Students, teachers, staff return to Marjory Stoneman Douglas HS after tragedy

Posted at 9:35 AM, Mar 06, 2018
and last updated 2018-03-06 09:35:47-05

On Feb. 23 about 85 percent of teachers and staff returned to Marjory Stoneman Douglas High School.

"It was tough. The police presence and all the press is numbing," said AP Government Teacher Jeff Foster.

FULL COVERAGE: Parkland school shooting

It was the first time teachers came back to the school since a gunman opened fire killing 17 and injuring more than a dozen others on Feb.14.

"We went out as a department this morning for breakfast and had a nice time. We've seen each other, but it's always been funeral settings, so it's been different. But once we were inside to go back in my classroom and see the exact state that I left it in when we went out, it was eerie and frankly I didn't touch anything," said Foster.
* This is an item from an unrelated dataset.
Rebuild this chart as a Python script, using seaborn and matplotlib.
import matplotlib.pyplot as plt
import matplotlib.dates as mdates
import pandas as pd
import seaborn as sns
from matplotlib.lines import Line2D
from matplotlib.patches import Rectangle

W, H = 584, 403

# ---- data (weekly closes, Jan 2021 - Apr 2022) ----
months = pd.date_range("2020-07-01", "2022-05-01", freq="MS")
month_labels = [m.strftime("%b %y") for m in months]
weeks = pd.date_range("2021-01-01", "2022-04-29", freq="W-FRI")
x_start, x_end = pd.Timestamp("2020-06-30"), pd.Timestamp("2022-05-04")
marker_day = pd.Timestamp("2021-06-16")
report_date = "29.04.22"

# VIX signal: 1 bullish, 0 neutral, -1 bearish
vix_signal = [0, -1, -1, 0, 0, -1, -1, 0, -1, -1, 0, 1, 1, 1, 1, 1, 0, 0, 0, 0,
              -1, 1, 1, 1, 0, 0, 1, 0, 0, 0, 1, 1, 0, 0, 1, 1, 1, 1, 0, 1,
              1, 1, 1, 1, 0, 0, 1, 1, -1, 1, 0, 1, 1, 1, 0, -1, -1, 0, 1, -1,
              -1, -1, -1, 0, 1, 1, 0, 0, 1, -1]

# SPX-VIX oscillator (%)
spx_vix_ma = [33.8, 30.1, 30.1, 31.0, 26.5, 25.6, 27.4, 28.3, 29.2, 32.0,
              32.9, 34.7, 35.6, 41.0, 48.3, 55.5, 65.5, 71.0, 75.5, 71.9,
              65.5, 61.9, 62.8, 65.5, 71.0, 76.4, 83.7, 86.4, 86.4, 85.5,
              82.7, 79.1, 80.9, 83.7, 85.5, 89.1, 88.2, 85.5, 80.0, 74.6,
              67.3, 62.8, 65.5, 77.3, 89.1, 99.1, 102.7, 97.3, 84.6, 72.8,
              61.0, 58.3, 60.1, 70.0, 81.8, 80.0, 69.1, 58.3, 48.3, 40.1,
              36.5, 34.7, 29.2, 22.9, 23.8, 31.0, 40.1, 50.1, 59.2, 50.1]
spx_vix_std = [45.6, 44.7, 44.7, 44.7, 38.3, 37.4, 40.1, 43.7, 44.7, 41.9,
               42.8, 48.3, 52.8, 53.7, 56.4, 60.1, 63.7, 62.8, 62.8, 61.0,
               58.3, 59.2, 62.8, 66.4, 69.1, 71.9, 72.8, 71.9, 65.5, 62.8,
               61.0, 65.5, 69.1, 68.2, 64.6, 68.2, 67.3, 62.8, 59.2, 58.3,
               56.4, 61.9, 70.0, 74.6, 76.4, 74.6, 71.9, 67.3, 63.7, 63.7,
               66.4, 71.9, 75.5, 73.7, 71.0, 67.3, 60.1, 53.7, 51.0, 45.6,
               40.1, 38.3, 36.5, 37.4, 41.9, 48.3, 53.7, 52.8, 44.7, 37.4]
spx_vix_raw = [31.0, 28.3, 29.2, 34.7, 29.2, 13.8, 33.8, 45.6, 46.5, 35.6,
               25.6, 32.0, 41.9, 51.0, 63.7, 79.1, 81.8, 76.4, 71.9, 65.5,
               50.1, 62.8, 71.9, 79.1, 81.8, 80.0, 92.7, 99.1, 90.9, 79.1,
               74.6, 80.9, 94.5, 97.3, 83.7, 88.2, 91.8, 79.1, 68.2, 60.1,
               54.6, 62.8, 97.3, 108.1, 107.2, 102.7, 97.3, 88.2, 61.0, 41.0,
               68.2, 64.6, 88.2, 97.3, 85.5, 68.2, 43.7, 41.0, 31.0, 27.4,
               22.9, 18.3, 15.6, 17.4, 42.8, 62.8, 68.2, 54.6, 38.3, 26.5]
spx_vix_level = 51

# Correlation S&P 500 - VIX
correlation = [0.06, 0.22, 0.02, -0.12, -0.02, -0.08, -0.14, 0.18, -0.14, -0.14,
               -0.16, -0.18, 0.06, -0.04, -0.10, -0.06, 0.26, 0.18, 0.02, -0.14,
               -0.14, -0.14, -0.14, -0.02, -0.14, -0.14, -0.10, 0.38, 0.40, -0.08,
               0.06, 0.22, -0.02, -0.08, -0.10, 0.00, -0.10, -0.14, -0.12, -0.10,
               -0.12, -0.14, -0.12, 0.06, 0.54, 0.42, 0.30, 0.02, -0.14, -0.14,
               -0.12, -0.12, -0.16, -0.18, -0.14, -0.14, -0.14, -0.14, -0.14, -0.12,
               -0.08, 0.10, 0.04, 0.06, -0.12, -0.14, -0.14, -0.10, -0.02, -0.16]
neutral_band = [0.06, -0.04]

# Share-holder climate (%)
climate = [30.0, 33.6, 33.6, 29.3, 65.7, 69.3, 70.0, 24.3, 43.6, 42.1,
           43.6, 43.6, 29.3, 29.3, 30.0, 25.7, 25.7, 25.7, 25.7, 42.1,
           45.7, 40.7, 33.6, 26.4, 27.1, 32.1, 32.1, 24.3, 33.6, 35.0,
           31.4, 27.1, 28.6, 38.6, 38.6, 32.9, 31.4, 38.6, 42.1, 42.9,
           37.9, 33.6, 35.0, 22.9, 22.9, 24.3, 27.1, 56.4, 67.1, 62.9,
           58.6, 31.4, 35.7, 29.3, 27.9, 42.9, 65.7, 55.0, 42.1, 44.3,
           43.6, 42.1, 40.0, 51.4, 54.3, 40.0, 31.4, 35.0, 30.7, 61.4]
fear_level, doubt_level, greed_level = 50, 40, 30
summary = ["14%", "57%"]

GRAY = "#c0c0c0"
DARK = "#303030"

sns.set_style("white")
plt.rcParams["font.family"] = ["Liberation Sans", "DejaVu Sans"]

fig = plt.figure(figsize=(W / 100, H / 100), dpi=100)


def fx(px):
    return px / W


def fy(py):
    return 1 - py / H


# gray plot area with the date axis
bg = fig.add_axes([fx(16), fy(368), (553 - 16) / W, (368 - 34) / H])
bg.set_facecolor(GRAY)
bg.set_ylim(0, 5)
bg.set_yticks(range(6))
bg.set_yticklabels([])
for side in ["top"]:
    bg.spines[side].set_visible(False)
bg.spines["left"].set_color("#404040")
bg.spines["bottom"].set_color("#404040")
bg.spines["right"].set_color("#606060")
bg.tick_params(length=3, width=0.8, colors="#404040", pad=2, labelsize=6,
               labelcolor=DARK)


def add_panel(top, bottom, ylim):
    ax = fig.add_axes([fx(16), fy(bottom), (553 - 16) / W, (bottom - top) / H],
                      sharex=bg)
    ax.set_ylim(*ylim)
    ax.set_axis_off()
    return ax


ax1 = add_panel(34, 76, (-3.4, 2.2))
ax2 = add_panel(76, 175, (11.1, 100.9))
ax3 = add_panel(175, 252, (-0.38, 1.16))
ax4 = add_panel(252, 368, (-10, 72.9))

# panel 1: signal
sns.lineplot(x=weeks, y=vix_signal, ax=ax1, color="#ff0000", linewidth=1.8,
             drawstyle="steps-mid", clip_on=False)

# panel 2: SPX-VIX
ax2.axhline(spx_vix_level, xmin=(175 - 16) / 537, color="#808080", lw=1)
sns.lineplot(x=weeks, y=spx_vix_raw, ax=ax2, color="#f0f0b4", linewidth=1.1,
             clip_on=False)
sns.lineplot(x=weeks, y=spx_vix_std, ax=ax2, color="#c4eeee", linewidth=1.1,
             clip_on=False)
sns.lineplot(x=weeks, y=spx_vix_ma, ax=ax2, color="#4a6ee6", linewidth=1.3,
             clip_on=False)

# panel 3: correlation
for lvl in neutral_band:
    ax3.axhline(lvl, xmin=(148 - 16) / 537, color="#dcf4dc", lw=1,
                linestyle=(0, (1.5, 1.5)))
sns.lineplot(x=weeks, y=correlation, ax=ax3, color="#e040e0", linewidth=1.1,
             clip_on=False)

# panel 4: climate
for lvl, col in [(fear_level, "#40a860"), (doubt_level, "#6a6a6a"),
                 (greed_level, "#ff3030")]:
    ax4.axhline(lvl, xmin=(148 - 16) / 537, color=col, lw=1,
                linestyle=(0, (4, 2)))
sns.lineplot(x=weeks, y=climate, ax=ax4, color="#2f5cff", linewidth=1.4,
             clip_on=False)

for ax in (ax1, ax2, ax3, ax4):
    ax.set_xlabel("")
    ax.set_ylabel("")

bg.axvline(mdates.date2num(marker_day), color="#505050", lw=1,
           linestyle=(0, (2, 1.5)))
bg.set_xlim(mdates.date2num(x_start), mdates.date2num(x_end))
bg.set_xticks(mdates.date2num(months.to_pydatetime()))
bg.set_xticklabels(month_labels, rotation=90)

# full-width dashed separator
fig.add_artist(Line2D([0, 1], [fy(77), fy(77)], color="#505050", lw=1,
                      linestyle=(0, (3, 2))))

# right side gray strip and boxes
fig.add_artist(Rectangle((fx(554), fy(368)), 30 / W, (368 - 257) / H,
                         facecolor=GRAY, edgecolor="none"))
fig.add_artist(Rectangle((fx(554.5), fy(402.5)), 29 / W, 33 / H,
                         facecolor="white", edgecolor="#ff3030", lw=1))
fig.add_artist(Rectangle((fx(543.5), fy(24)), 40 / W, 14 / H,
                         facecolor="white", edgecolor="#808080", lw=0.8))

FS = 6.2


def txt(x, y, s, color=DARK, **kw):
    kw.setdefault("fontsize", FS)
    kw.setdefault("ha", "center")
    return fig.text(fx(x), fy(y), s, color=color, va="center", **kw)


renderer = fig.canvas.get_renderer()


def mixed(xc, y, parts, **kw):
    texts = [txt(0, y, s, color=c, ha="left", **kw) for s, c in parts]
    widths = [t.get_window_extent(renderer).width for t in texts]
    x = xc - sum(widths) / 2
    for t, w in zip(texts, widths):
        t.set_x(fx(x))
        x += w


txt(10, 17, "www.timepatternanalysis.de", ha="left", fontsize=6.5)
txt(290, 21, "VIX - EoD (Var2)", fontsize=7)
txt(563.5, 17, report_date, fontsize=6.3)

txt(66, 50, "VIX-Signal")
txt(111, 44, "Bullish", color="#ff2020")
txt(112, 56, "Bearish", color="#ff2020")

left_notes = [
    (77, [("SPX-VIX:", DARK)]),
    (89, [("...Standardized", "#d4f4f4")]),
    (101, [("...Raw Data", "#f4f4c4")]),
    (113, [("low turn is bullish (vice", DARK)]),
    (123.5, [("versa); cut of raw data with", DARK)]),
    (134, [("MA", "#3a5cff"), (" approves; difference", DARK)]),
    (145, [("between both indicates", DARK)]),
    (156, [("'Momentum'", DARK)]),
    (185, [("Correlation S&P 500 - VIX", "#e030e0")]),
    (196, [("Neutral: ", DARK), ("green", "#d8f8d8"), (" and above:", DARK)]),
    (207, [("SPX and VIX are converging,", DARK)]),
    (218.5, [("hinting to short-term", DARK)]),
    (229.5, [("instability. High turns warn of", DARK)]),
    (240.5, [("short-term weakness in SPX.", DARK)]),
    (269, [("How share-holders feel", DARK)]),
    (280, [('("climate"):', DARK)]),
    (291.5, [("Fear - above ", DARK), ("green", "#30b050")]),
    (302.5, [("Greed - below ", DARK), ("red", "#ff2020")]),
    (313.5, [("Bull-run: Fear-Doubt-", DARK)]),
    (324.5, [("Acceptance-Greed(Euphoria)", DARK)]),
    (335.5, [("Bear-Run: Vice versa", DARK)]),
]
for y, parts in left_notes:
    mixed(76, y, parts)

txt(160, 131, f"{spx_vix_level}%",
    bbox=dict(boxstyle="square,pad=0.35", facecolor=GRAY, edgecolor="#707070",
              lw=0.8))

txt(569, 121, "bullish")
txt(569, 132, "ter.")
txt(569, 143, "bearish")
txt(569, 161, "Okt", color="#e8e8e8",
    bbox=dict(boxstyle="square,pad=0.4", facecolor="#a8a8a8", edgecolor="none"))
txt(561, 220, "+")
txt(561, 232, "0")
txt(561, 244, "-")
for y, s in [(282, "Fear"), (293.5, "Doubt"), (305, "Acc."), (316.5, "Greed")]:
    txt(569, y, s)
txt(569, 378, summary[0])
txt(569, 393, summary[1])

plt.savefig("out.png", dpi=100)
"Today you see teachers coming in and out. Today is really just a day we're giving the teachers to come back in to meet with each other," said Superintendent Robert Runcie.
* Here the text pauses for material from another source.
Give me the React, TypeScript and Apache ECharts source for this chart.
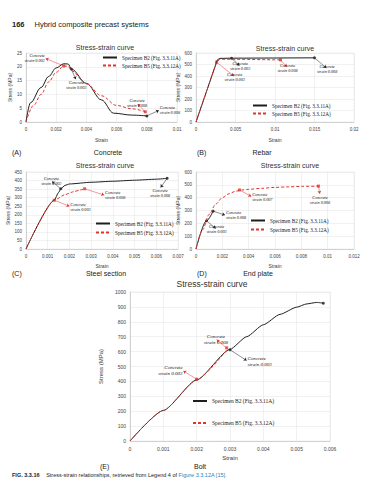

Foster was ready to go back after grieving and joining his students in Tallahassee pushing for change.

"Love doing what I do and I can't wait for us to go back and have a normal day whatever normal is for Douglas," said Foster.

On Sunday, Feb. 25, students with their parents returned to the school briefly.

"Sunday is an open orientation kind of like an open house," said Runcie.

"Very emotional to come back here," said one student.

"I have a lot of faith in my classmates that we can make sure this never happens again," said another student.

Tanzil Philip had been busy since the shooting. He traveled to Tallahassee as well with the Never Again movement speaking with state lawmakers.

Now, he's prepared to return to school.

"Right now I'm feeling really scared about going back, not having my parents walk in with me," said Philip.

On the morning of Feb. 28, students officially returned to class.

"Not going to be normal, it's scary. Doesn't feel safe, but with all of our friends it's going to be better and I have to come back," said one student.

When they got to school, they were welcomed by hundreds of off-duty law enforcement officers.

"When this occurred our PBA President put out a request that all law enforcement officers in the area respond that are not on duty in full uniform to show support for the students, the faculty and the community," said Thomas Tiberio with the Broward County Police Benevolent Association.

Students did not bring backpacks. The focus that day was just emotional readiness and comfort, not curriculum.

"That day was extremely tough. Back to some kind of normal routine there were definitely emotions," said parent Seth Rand.

Class was over at 11:40 a.m. -- a four-hour day.

Juniors Adam Buchwald and Zach Hibshman reflected afterwards.

"Nice to see everyone, but it was sad to go back today," said Buchwald.

"I would say I felt extremely safe," said Hibshman on the police presence.

"Being at school was kind of cathartic in a way because we were with our friends, and we're there for each other," said senior Demitri Hoth. "When time goes by it's going to be the true testament of how everything plays out."